** start of STORED DATA **

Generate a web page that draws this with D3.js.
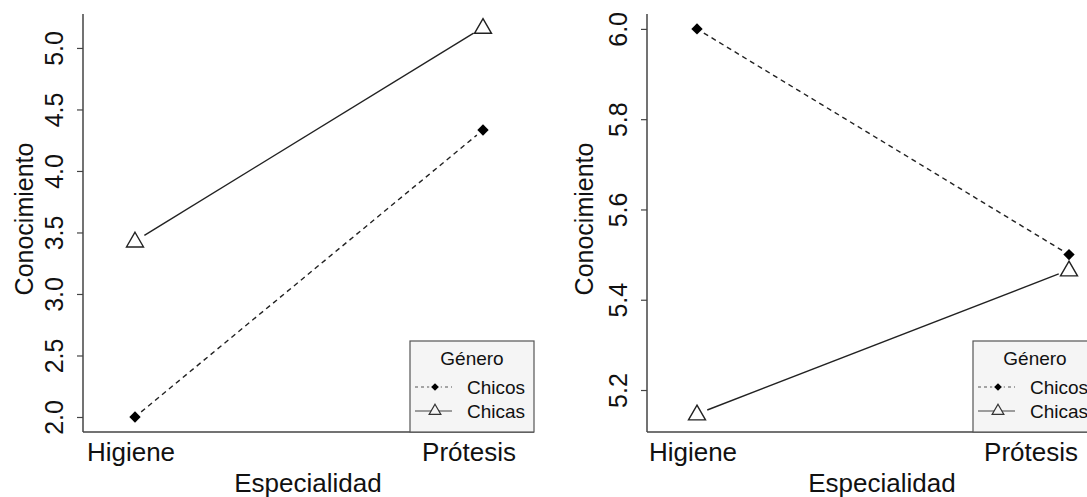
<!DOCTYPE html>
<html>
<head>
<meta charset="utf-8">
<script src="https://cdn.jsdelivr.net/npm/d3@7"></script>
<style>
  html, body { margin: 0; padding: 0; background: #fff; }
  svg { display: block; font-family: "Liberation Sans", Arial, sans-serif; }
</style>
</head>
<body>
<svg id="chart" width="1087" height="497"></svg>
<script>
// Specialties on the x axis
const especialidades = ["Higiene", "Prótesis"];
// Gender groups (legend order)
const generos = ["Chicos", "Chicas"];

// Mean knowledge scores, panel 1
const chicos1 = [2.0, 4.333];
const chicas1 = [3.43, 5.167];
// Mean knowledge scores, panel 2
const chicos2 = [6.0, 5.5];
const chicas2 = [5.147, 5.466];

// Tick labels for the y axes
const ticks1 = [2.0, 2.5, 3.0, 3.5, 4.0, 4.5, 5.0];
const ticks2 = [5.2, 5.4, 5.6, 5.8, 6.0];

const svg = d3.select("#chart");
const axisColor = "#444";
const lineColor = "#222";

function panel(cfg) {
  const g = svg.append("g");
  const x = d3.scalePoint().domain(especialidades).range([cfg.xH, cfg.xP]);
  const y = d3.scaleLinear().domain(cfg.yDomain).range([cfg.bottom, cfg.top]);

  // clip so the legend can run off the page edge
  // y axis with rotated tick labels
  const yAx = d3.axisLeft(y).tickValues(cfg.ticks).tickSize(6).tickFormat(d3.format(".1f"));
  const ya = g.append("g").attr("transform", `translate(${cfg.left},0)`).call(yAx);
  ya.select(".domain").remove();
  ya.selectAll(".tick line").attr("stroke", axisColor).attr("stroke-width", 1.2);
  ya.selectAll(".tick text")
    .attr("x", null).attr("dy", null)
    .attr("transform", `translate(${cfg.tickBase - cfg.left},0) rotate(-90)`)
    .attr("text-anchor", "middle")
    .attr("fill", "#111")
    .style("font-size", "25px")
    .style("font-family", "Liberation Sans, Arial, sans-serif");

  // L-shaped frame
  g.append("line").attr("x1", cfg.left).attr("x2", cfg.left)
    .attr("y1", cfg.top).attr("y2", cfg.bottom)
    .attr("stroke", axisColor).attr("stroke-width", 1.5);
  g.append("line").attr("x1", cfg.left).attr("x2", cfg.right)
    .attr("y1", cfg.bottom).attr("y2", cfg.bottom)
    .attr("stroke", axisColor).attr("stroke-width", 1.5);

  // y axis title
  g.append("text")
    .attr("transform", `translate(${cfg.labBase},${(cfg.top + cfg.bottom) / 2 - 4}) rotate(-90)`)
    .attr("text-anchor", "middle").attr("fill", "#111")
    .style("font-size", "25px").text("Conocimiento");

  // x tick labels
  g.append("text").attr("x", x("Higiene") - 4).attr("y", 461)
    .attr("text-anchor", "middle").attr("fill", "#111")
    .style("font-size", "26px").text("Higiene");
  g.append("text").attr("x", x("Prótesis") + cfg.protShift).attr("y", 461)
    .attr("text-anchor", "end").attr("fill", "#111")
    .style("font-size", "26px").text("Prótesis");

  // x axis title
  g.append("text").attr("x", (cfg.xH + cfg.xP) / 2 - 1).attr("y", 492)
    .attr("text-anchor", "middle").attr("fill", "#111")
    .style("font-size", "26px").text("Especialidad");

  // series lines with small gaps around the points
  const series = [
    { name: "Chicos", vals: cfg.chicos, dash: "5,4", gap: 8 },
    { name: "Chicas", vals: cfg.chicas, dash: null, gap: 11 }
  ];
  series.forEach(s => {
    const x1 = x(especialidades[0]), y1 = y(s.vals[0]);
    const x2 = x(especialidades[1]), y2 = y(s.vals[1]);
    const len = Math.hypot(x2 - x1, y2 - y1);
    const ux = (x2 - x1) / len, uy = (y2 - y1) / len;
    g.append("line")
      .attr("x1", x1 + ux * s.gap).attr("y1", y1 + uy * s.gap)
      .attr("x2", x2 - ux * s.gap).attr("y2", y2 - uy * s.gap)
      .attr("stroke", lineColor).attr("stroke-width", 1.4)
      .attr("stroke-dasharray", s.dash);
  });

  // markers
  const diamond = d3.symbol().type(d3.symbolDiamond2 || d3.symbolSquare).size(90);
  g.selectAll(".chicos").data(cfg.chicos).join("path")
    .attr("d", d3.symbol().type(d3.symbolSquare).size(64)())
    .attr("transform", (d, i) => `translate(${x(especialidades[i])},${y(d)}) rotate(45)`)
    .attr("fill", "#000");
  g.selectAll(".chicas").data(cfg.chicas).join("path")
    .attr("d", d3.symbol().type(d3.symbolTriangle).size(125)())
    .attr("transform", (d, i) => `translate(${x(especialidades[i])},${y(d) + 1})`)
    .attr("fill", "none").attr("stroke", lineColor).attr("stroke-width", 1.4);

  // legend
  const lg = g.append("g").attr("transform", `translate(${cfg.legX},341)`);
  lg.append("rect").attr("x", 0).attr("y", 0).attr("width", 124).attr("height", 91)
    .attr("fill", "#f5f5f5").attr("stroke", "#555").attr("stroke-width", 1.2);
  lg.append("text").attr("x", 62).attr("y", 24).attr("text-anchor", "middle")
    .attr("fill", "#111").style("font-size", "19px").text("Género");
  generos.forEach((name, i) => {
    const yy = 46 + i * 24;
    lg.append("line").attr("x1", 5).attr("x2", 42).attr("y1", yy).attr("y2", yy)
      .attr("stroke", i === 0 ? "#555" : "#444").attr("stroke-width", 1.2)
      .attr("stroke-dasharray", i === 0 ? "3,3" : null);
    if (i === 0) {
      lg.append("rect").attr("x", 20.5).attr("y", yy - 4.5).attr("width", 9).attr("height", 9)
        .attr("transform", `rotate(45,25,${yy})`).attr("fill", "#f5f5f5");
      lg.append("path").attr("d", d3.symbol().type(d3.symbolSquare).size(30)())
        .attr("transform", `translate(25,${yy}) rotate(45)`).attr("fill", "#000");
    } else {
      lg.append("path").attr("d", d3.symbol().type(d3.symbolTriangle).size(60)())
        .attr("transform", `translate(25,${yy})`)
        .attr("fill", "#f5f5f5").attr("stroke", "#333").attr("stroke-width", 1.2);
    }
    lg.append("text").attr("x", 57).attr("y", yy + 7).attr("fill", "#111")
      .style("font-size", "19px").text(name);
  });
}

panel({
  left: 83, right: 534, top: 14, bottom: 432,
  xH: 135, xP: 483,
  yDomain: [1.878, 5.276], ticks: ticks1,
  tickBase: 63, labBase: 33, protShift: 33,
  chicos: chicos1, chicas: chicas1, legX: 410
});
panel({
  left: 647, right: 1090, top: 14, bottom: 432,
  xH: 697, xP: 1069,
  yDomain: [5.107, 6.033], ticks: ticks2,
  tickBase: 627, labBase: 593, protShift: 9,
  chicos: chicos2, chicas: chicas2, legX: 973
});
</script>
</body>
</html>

** end of STORED DATA **

> [INSTRUCTIONS TO FOLLOW]:
Using the material above, set down every line exactly, but skip the pictures.

> [IN RESPONSE]:
Generate a web page that draws this with D3.js.
<!DOCTYPE html>
<html>
<head>
<meta charset="utf-8">
<script src="https://cdn.jsdelivr.net/npm/d3@7"></script>
<style>
  html, body { margin: 0; padding: 0; background: #fff; }
  svg { display: block; font-family: "Liberation Sans", Arial, sans-serif; }
</style>
</head>
<body>
<svg id="chart" width="1087" height="497"></svg>
<script>
// Specialties on the x axis
const especialidades = ["Higiene", "Prótesis"];
// Gender groups (legend order)
const generos = ["Chicos", "Chicas"];

// Mean knowledge scores, panel 1
const chicos1 = [2.0, 4.333];
const chicas1 = [3.43, 5.167];
// Mean knowledge scores, panel 2
const chicos2 = [6.0, 5.5];
const chicas2 = [5.147, 5.466];

// Tick labels for the y axes
const ticks1 = [2.0, 2.5, 3.0, 3.5, 4.0, 4.5, 5.0];
const ticks2 = [5.2, 5.4, 5.6, 5.8, 6.0];

const svg = d3.select("#chart");
const axisColor = "#444";
const lineColor = "#222";

function panel(cfg) {
  const g = svg.append("g");
  const x = d3.scalePoint().domain(especialidades).range([cfg.xH, cfg.xP]);
  const y = d3.scaleLinear().domain(cfg.yDomain).range([cfg.bottom, cfg.top]);

  // clip so the legend can run off the page edge
  // y axis with rotated tick labels
  const yAx = d3.axisLeft(y).tickValues(cfg.ticks).tickSize(6).tickFormat(d3.format(".1f"));
  const ya = g.append("g").attr("transform", `translate(${cfg.left},0)`).call(yAx);
  ya.select(".domain").remove();
  ya.selectAll(".tick line").attr("stroke", axisColor).attr("stroke-width", 1.2);
  ya.selectAll(".tick text")
    .attr("x", null).attr("dy", null)
    .attr("transform", `translate(${cfg.tickBase - cfg.left},0) rotate(-90)`)
    .attr("text-anchor", "middle")
    .attr("fill", "#111")
    .style("font-size", "25px")
    .style("font-family", "Liberation Sans, Arial, sans-serif");

  // L-shaped frame
  g.append("line").attr("x1", cfg.left).attr("x2", cfg.left)
    .attr("y1", cfg.top).attr("y2", cfg.bottom)
    .attr("stroke", axisColor).attr("stroke-width", 1.5);
  g.append("line").attr("x1", cfg.left).attr("x2", cfg.right)
    .attr("y1", cfg.bottom).attr("y2", cfg.bottom)
    .attr("stroke", axisColor).attr("stroke-width", 1.5);

  // y axis title
  g.append("text")
    .attr("transform", `translate(${cfg.labBase},${(cfg.top + cfg.bottom) / 2 - 4}) rotate(-90)`)
    .attr("text-anchor", "middle").attr("fill", "#111")
    .style("font-size", "25px").text("Conocimiento");

  // x tick labels
  g.append("text").attr("x", x("Higiene") - 4).attr("y", 461)
    .attr("text-anchor", "middle").attr("fill", "#111")
    .style("font-size", "26px").text("Higiene");
  g.append("text").attr("x", x("Prótesis") + cfg.protShift).attr("y", 461)
    .attr("text-anchor", "end").attr("fill", "#111")
    .style("font-size", "26px").text("Prótesis");

  // x axis title
  g.append("text").attr("x", (cfg.xH + cfg.xP) / 2 - 1).attr("y", 492)
    .attr("text-anchor", "middle").attr("fill", "#111")
    .style("font-size", "26px").text("Especialidad");

  // series lines with small gaps around the points
  const series = [
    { name: "Chicos", vals: cfg.chicos, dash: "5,4", gap: 8 },
    { name: "Chicas", vals: cfg.chicas, dash: null, gap: 11 }
  ];
  series.forEach(s => {
    const x1 = x(especialidades[0]), y1 = y(s.vals[0]);
    const x2 = x(especialidades[1]), y2 = y(s.vals[1]);
    const len = Math.hypot(x2 - x1, y2 - y1);
    const ux = (x2 - x1) / len, uy = (y2 - y1) / len;
    g.append("line")
      .attr("x1", x1 + ux * s.gap).attr("y1", y1 + uy * s.gap)
      .attr("x2", x2 - ux * s.gap).attr("y2", y2 - uy * s.gap)
      .attr("stroke", lineColor).attr("stroke-width", 1.4)
      .attr("stroke-dasharray", s.dash);
  });

  // markers
  const diamond = d3.symbol().type(d3.symbolDiamond2 || d3.symbolSquare).size(90);
  g.selectAll(".chicos").data(cfg.chicos).join("path")
    .attr("d", d3.symbol().type(d3.symbolSquare).size(64)())
    .attr("transform", (d, i) => `translate(${x(especialidades[i])},${y(d)}) rotate(45)`)
    .attr("fill", "#000");
  g.selectAll(".chicas").data(cfg.chicas).join("path")
    .attr("d", d3.symbol().type(d3.symbolTriangle).size(125)())
    .attr("transform", (d, i) => `translate(${x(especialidades[i])},${y(d) + 1})`)
    .attr("fill", "none").attr("stroke", lineColor).attr("stroke-width", 1.4);

  // legend
  const lg = g.append("g").attr("transform", `translate(${cfg.legX},341)`);
  lg.append("rect").attr("x", 0).attr("y", 0).attr("width", 124).attr("height", 91)
    .attr("fill", "#f5f5f5").attr("stroke", "#555").attr("stroke-width", 1.2);
  lg.append("text").attr("x", 62).attr("y", 24).attr("text-anchor", "middle")
    .attr("fill", "#111").style("font-size", "19px").text("Género");
  generos.forEach((name, i) => {
    const yy = 46 + i * 24;
    lg.append("line").attr("x1", 5).attr("x2", 42).attr("y1", yy).attr("y2", yy)
      .attr("stroke", i === 0 ? "#555" : "#444").attr("stroke-width", 1.2)
      .attr("stroke-dasharray", i === 0 ? "3,3" : null);
    if (i === 0) {
      lg.append("rect").attr("x", 20.5).attr("y", yy - 4.5).attr("width", 9).attr("height", 9)
        .attr("transform", `rotate(45,25,${yy})`).attr("fill", "#f5f5f5");
      lg.append("path").attr("d", d3.symbol().type(d3.symbolSquare).size(30)())
        .attr("transform", `translate(25,${yy}) rotate(45)`).attr("fill", "#000");
    } else {
      lg.append("path").attr("d", d3.symbol().type(d3.symbolTriangle).size(60)())
        .attr("transform", `translate(25,${yy})`)
        .attr("fill", "#f5f5f5").attr("stroke", "#333").attr("stroke-width", 1.2);
    }
    lg.append("text").attr("x", 57).attr("y", yy + 7).attr("fill", "#111")
      .style("font-size", "19px").text(name);
  });
}

panel({
  left: 83, right: 534, top: 14, bottom: 432,
  xH: 135, xP: 483,
  yDomain: [1.878, 5.276], ticks: ticks1,
  tickBase: 63, labBase: 33, protShift: 33,
  chicos: chicos1, chicas: chicas1, legX: 410
});
panel({
  left: 647, right: 1090, top: 14, bottom: 432,
  xH: 697, xP: 1069,
  yDomain: [5.107, 6.033], ticks: ticks2,
  tickBase: 627, labBase: 593, protShift: 9,
  chicos: chicos2, chicas: chicas2, legX: 973
});
</script>
</body>
</html>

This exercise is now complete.